**THE TASK**
Emit the data below verbatim, stripping out any pictures.

(Source code of charts)
◇ ◇ ◇ ◇ ◇

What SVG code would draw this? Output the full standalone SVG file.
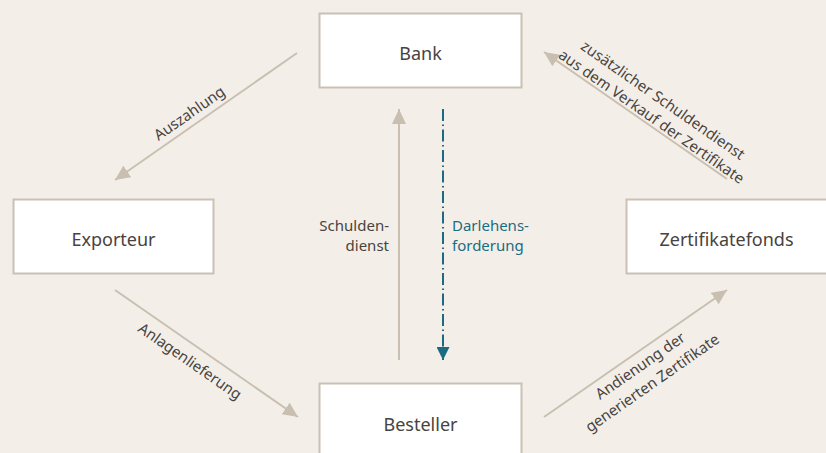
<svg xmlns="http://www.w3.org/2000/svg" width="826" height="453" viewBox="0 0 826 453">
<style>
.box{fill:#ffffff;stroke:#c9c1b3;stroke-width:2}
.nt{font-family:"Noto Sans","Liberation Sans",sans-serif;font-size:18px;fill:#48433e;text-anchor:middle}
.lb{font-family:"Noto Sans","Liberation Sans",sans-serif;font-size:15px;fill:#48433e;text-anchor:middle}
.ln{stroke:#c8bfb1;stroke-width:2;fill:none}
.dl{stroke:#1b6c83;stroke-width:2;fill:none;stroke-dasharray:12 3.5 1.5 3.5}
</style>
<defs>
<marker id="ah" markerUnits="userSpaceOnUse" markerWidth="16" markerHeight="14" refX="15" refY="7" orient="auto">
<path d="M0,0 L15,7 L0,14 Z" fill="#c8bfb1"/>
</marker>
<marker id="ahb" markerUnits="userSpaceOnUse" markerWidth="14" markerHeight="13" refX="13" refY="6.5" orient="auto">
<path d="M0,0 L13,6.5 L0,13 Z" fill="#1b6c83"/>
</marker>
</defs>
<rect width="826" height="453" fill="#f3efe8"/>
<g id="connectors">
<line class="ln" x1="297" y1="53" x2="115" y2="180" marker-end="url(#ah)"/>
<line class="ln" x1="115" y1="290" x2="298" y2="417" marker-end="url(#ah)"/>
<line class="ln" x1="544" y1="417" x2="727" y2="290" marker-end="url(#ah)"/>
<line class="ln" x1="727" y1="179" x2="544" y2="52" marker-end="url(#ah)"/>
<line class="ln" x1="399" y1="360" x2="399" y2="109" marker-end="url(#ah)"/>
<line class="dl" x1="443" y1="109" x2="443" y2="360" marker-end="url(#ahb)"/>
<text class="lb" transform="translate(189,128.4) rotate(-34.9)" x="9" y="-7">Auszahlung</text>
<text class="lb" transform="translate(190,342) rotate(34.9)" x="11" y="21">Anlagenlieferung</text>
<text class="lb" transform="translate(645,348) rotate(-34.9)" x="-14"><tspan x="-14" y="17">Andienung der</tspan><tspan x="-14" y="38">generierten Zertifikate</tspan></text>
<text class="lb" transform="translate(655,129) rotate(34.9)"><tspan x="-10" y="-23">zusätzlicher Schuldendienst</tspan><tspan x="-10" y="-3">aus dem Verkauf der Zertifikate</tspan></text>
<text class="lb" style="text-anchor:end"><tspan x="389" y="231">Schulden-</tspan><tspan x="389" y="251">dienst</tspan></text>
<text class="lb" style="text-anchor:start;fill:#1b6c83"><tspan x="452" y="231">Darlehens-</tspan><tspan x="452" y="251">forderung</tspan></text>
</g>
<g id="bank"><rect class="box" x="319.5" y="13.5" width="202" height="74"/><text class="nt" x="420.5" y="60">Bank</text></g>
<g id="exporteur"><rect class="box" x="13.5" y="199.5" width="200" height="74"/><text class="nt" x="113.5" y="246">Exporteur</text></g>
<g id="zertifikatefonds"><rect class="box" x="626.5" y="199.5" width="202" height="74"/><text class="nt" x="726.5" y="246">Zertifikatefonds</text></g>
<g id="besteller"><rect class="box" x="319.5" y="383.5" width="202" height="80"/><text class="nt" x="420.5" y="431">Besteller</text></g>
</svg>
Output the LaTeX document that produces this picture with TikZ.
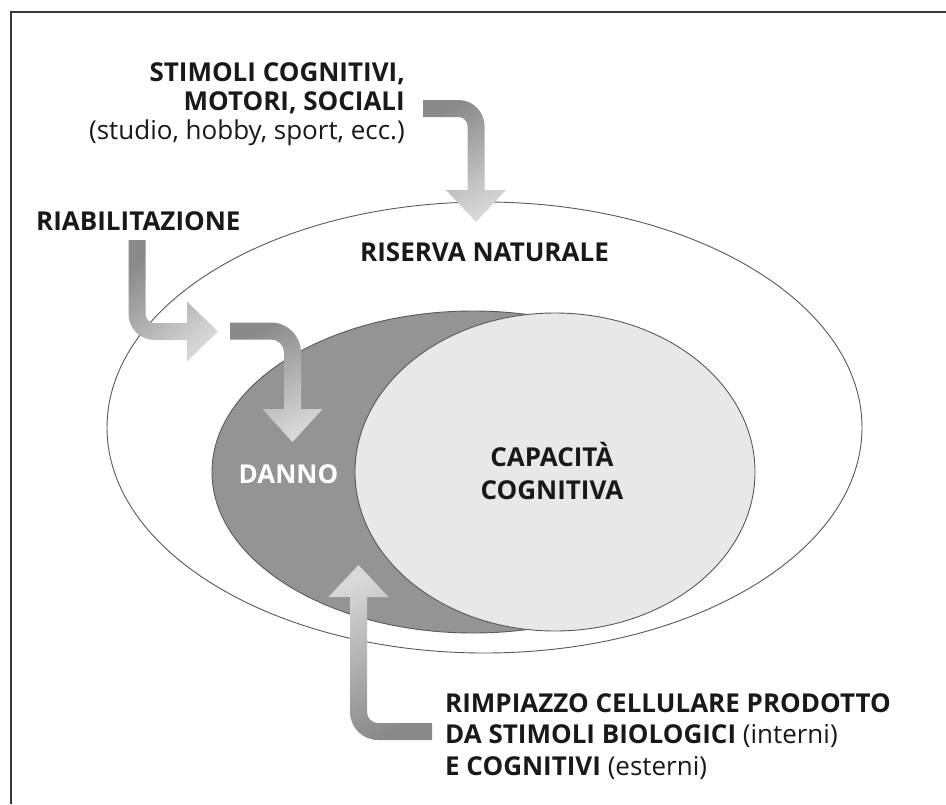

◇ ◇ ◇ ◇ ◇

**RESPONSE BELOW**
What SVG code would draw this? Output the full standalone SVG file.
<svg xmlns="http://www.w3.org/2000/svg" width="826" height="453" viewBox="0 0 826 453">
<style>
.box{fill:#ffffff;stroke:#c9c1b3;stroke-width:2}
.nt{font-family:"Noto Sans","Liberation Sans",sans-serif;font-size:18px;fill:#48433e;text-anchor:middle}
.lb{font-family:"Noto Sans","Liberation Sans",sans-serif;font-size:15px;fill:#48433e;text-anchor:middle}
.ln{stroke:#c8bfb1;stroke-width:2;fill:none}
.dl{stroke:#1b6c83;stroke-width:2;fill:none;stroke-dasharray:12 3.5 1.5 3.5}
</style>
<defs>
<marker id="ah" markerUnits="userSpaceOnUse" markerWidth="16" markerHeight="14" refX="15" refY="7" orient="auto">
<path d="M0,0 L15,7 L0,14 Z" fill="#c8bfb1"/>
</marker>
<marker id="ahb" markerUnits="userSpaceOnUse" markerWidth="14" markerHeight="13" refX="13" refY="6.5" orient="auto">
<path d="M0,0 L13,6.5 L0,13 Z" fill="#1b6c83"/>
</marker>
</defs>
<rect width="826" height="453" fill="#f3efe8"/>
<g id="connectors">
<line class="ln" x1="297" y1="53" x2="115" y2="180" marker-end="url(#ah)"/>
<line class="ln" x1="115" y1="290" x2="298" y2="417" marker-end="url(#ah)"/>
<line class="ln" x1="544" y1="417" x2="727" y2="290" marker-end="url(#ah)"/>
<line class="ln" x1="727" y1="179" x2="544" y2="52" marker-end="url(#ah)"/>
<line class="ln" x1="399" y1="360" x2="399" y2="109" marker-end="url(#ah)"/>
<line class="dl" x1="443" y1="109" x2="443" y2="360" marker-end="url(#ahb)"/>
<text class="lb" transform="translate(189,128.4) rotate(-34.9)" x="9" y="-7">Auszahlung</text>
<text class="lb" transform="translate(190,342) rotate(34.9)" x="11" y="21">Anlagenlieferung</text>
<text class="lb" transform="translate(645,348) rotate(-34.9)" x="-14"><tspan x="-14" y="17">Andienung der</tspan><tspan x="-14" y="38">generierten Zertifikate</tspan></text>
<text class="lb" transform="translate(655,129) rotate(34.9)"><tspan x="-10" y="-23">zusätzlicher Schuldendienst</tspan><tspan x="-10" y="-3">aus dem Verkauf der Zertifikate</tspan></text>
<text class="lb" style="text-anchor:end"><tspan x="389" y="231">Schulden-</tspan><tspan x="389" y="251">dienst</tspan></text>
<text class="lb" style="text-anchor:start;fill:#1b6c83"><tspan x="452" y="231">Darlehens-</tspan><tspan x="452" y="251">forderung</tspan></text>
</g>
<g id="bank"><rect class="box" x="319.5" y="13.5" width="202" height="74"/><text class="nt" x="420.5" y="60">Bank</text></g>
<g id="exporteur"><rect class="box" x="13.5" y="199.5" width="200" height="74"/><text class="nt" x="113.5" y="246">Exporteur</text></g>
<g id="zertifikatefonds"><rect class="box" x="626.5" y="199.5" width="202" height="74"/><text class="nt" x="726.5" y="246">Zertifikatefonds</text></g>
<g id="besteller"><rect class="box" x="319.5" y="383.5" width="202" height="80"/><text class="nt" x="420.5" y="431">Besteller</text></g>
</svg>
Output the LaTeX document that produces this picture with TikZ.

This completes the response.